The Pikemen bats went ice-cold in the Landis. Manuel Marino, who was identified as integral to the Pikemen's chances, went 2-18 (.111) in the series. Lorenzo Palacios also had just two hits in five games. The Pikemen hit zero home runs and had a total team OPS of .607, which isn't going to win many games for anyone, especially if your pitching staff is allowing an average of 5.6 runs per game.
"The California pitching is extra tough," said Palacios, who has a chance to win the Joe Gillstrom Award this season as the Johnson League OPS leader. "That's a tough team to hit against. We watched hours of tape and did tons of prep and it didn't matter a bit when we got on the field."
Some of the Pikemen players did hit, including second baseman Valeri Kharlamov. Kharlamov, playing in his second Landis, was rendered ineffective in the series in part because the Crusaders feature mostly lefty starting pitchers, but did manage to go 3 for 8 in his only two games in the series.
"It's so hard sitting on the bench and watching my team lose, but I knew that was right," said Kharlamov, who had just a .574 OPS against lefty pitching this year. "We were such a good team and we just couldn't get it done, and it's frustrating knowing that you're at the point in your career that it won't help for you to be in the game."
The Pikemen were touted as the better team, but perhaps that easy moniker was premature, much as many of the Pikemen players are, well, mature in a premature fashion. Palacios turned 21 years old during the season and Marino is just 20. Mario Guerrer is 23, Chip Puckett (.353 in the series with two doubles), just 19 years old, catcher Francisco Flores is just 21, and third baseman Larry Blake (.353 in the series) is just 20. It's possible their inexperience brought them down a notch in what for most of the team was their first Landis.

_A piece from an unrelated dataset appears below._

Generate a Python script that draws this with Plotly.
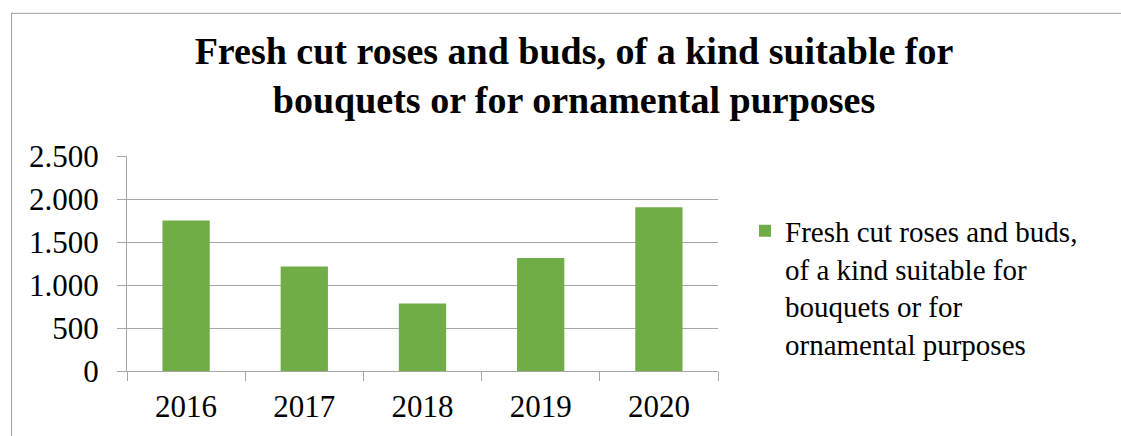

"It wasn't really as hard as it was for some of my teammates because of my father," said Puckett, whose father is Charles "Cricket" Puckett, perhaps the greatest player in the history of the BBA. "He's coached me to perform on this kind of stage. But this is a real growth experience for a lot of us, losing is always a growth experience."
The youth factor of the Pikemen is why so many people have picked Rockville as the next potential BBA dynasty. But that's the thing about being as young and talented as the Pikemen are, that it's very possible that you get more than one shot at this. That's the reason teams rebuild from youth: because young players stay around longer, they grow, mature, become potentially all-time greats themselves. Some of Rockville's amazing talent can't legally drink yet, and when they can, there might be some champagne in their future.
"We didn't build this team for one big run at the Landis," said Pikemen GM Aaron Weiner. "We didn't even do it for two runs. We did it to create a team that would be competitive well into the 2040s. That's what we were shooting for, and we feel like with all these amazing young players, that's what we have."